В палате ее не оказалось. Зато на кровати было расправлено пальто, и рядом на полу стояла собранная сумка. Парамонов легко подхватил поклажу, покрутил головой в поисках вероятных забытых вещей, но ничего не найдя, отсалютовал «сокамерницам» и спросил:
— Басаргина за выпиской поковыляла?
— Да вроде, — кивнула самая солидная из присутствующих дам.
— Спасибо!
Еще спустя три с половиной минуты высокую фигуру Глеба Львовича Парамонова можно было наблюдать под кабинетом коллеги, при его попустительстве считавшегося Ксенькиным лечащим врачом.

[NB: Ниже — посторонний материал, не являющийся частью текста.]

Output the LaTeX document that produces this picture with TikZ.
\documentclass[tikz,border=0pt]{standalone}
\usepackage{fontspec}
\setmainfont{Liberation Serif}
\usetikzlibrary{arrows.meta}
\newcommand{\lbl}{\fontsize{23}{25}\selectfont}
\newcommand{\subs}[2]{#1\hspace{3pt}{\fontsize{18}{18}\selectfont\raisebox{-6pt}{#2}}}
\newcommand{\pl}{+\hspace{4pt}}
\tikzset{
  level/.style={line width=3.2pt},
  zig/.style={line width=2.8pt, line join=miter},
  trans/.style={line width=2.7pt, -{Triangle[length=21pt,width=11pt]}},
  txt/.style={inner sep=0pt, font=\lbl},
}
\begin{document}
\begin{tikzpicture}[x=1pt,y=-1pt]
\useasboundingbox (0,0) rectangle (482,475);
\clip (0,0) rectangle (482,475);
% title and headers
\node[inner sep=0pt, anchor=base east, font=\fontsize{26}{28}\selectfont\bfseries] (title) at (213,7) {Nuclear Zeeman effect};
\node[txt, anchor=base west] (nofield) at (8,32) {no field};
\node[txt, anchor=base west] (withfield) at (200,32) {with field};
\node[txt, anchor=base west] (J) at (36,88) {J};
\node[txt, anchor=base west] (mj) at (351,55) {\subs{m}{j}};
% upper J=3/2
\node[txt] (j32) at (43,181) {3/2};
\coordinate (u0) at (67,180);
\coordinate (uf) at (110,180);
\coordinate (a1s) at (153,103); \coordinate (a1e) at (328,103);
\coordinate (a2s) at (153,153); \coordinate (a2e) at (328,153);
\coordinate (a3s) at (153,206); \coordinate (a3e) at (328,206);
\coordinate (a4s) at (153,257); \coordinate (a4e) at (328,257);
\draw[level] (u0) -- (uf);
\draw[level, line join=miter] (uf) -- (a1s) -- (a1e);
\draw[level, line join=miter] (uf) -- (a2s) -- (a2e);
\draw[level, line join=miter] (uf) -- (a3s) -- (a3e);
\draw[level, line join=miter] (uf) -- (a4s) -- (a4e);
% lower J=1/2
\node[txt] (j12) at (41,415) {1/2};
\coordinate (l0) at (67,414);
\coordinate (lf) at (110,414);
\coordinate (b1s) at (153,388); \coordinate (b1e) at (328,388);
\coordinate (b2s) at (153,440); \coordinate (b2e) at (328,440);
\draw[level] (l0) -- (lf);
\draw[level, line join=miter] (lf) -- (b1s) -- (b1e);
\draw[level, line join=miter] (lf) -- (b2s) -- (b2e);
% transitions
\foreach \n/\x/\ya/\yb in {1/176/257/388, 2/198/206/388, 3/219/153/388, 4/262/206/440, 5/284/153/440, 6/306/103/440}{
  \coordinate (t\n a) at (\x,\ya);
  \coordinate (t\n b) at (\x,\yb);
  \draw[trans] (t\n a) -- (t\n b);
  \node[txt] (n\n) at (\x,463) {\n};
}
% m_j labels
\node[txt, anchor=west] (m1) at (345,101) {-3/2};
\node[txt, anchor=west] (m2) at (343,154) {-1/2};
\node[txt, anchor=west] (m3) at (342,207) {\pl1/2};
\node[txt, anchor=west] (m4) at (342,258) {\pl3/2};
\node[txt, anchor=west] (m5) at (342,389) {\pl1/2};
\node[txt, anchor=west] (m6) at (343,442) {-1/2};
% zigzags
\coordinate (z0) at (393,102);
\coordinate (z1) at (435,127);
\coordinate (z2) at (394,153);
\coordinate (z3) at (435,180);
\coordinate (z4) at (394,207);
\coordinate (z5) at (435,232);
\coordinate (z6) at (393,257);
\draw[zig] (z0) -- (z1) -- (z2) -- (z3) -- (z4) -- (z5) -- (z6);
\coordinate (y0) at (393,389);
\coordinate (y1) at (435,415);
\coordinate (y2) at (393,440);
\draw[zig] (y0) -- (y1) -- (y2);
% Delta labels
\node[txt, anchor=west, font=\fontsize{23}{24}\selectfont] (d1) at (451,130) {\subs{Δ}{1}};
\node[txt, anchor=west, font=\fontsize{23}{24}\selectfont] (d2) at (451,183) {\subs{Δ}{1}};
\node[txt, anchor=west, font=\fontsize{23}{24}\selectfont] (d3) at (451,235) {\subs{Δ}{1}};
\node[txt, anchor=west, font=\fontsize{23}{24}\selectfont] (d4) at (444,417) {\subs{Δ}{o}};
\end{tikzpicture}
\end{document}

— Привет! — после долгого ожидания раздалось в коридоре, когда Ксения вышла, наконец, в коридор. Через плечо у нее висела незакрытая сумка, из которой торчали несколько листков разной величины.

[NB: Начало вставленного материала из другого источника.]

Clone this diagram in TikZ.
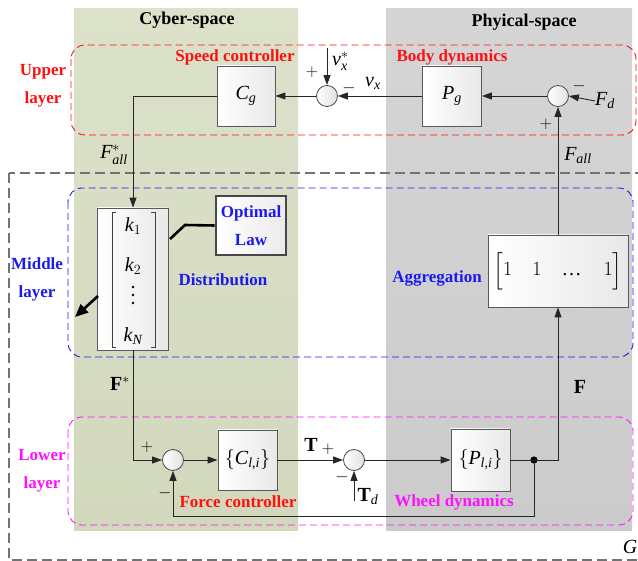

Парамонов осмотрел ее от гипса на ноге до макушки с пучком волос. И улыбнулся.
— Свобода?
— Можно и так сказать.
— От своих отмахалась? Нас толпа с шариками и цветами на улице не ждет? Или все же лучше уходить через черный ход?
— Не ждет, — Ксения отрицательно мотнула головой. — Но в гости собираются.
— Это святое, — Парамонов поставил ее дорожную сумку на сиденье, отобрал дамскую и водрузил сверху, встряхнул, расправляя, пальто и накинул ей на плечи. А потом наклонился к ее уху и негромко проговорил: — Подождут до следующей недели. Сегодняшний день наш.
— До следующей недели они не дотерпят, не надейся.
— Украду и увезу.
Ксения удивленно с долей раздражения посмотрела на него.
— Станешь вести кочевой образ жизни?
— Странствующий лекарь. В этом что-то есть, — Парамонов снова подхватил сумку. — В поликлинику я тебя завтра уже транспортирую, идет? Писульки твоего пилюлькина на досуге изучу еще.
— У тебя завтра тоже выходной?
— Плановых операций нет, взял отгул. Пошли?
Она кивнула и поплелась по коридору, вышагивая неровный ритм здоровой ногой и костылями. Парамонов, приноровившись, неспешно шел рядом. Он и правда приноровился. Еще когда они только начали вставать — вместе. Свои первые шаги она делала, зная, что он ее поймает, что не даст ей упасть снова. Нога постепенно заживала. Все на ней заживало. И они — заживали оба. Не так быстро, как раны, но все же прежнее пограничное состояние теперь казалось пройденным. Рубеж они проскочили.